Assistance for businesses remains unchanged at present and will also be reviewed in April 2023. The changes announced do seem to have calmed the markets somewhat after a week of turmoil which can only be good for the Country as a whole. Jeremy Hunt has said there will be other difficult decisions to follow.”
Dorchester Chamber for Business is holding a free members MP Q&A event with our local MP, Chris Loder, 0745 – 0930 Friday 21 October at Dorset Museum, light refreshments supplied. Register here: https://www.dorchesterchamber.co.uk/events/21-oct-2022-chris-loder-mp-dorset-museum-free/
Shevaun Haviland, Director General of the BCC, added:
“The Chancellor’s buzzword was stability. But what we’ve seen from him is a plan for today and nothing for tomorrow.
“Following the economic turmoil of the last few weeks he had to press the reset button.
“But businesses will be dismayed by the decision that looks set to strip back the energy support for firms from next April. This will be a hammer blow for many who were already worried about how they will survive.
“The government must commit to a full consultation with firms ahead of that cliff-edge to provide some certainty on where any targeted support will go.
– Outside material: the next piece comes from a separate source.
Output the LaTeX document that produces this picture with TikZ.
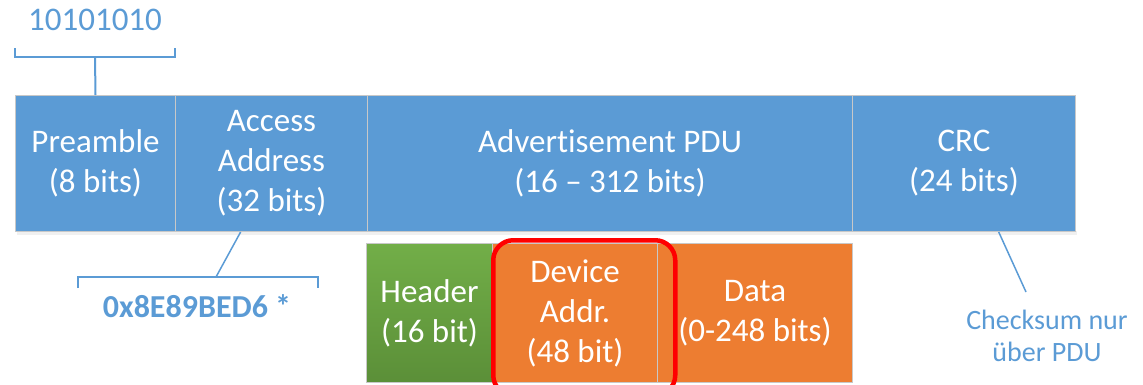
\documentclass[tikz,border=0pt]{standalone}
\usepackage{fontspec}
\setmainfont{Carlito}[Ligatures={NoCommon}]
\usetikzlibrary{calc}
\definecolor{bblue}{HTML}{5B9BD5}
\definecolor{borange}{HTML}{ED7D31}
\definecolor{bgreenT}{HTML}{72AE48}
\definecolor{bgreenB}{HTML}{5B8F38}
\definecolor{bgrey}{HTML}{C8C8C8}
\tikzset{
  field/.style={draw=bgrey, line width=1pt, fill=bblue, text=white, align=center,
    anchor=north west, inner sep=0pt, font=\fontsize{33}{40}\selectfont},
  subfield/.style={field, fill=borange},
  hdrfield/.style={field, top color=bgreenT, bottom color=bgreenB},
  brace/.style={draw=bblue, line width=2pt},
  lead/.style={draw=bblue, line width=1.5pt},
  note/.style={text=bblue, align=center, inner sep=0pt},
  highlightbox/.style={draw=red, line width=4.5pt, rounded corners=20pt}
}
\begin{document}
\begin{tikzpicture}[x=1pt,y=-1pt]
\useasboundingbox (0,0) rectangle (1143,384);
% shadow
\fill[black!6] (17,231) rectangle (1077,235);
% top row
\node[field, minimum width=160pt, minimum height=136pt] (pre) at (15,95) {Preamble\\(8 bits)};
\node[field, minimum width=192pt, minimum height=136pt] (acc) at (175,95) {Access\\Address\\(32 bits)};
\node[field, minimum width=485pt, minimum height=136pt] (pdu) at (367,95) {Advertisement PDU\\(16 -- 312 bits)};
\node[field, minimum width=223pt, minimum height=136pt] (crc) at (852,95) {CRC\\(24 bits)};
% bottom row
\node[hdrfield, minimum width=126pt, minimum height=139pt] (hdr) at (366,243) {Header\\(16 bit)};
\node[subfield, minimum width=165pt, minimum height=139pt] (dev) at (492,243) {Device\\Addr.\\(48 bit)};
\node[subfield, minimum width=195pt, minimum height=139pt] (dat) at (657,243) {Data\\(0-248 bits)};
% highlight
\node[highlightbox, minimum width=182pt, minimum height=155pt, anchor=north west] (hl) at (491,238) {};
% preamble brace
\node[note, font=\fontsize{33}{36}\selectfont] (pval) at (95,20) {10101010};
\coordinate (pb1) at (15,48);
\coordinate (pb2) at (175,48);
\coordinate (pbm) at (95,57);
\draw[brace] (pb1) |- (pbm) -| (pb2);
\draw[brace] (pre.north) -- (pbm);
% access address brace
\coordinate (ab1) at (78,288);
\coordinate (ab2) at (318,288);
\coordinate (abm) at (216,277);
\draw[brace] (ab1) |- (abm) -| (ab2);
\draw[lead] ($(acc.south west)!0.34!(acc.south east)$) -- (abm);
\node[note, font=\fontsize{32}{36}\selectfont\bfseries] (aval) at (197,306) {0x8E89BED6 *};
% crc note
\node[note, font=\fontsize{28}{32}\selectfont] (cnote) at (1047,336) {Checksum nur\\über PDU};
\coordinate (ce) at (1026,292);
\draw[lead] ($(crc.south west)!0.655!(crc.south east)$) -- (ce);
\end{tikzpicture}
\end{document}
Energy costs keep business owners awake at night, alongside rising inflation and interest rates.
“Keeping support for the NICs reversal in place will be some relief for hard-pressed firms, but on its own will not be enough.
“The Chancellor has a delicate balancing act to carry out. He must restore order to the markets if he is to prevent further damage to business and consumer confidence. But if he is serious about stability and growth, he must speak to our Chamber Network to truly understand the pressures firms face.
“People run businesses and businesses rely on people. The Government is failing to fully understand that the cost of living and cost of doing business crises are two sides of the same coin. We still need a clear vision on how it will support firms and the communities that rely on them to thrive.
“It must be clear in how it plans to do this, to prove it is serious about helping businesses through the difficult months ahead. Time is of the essence.”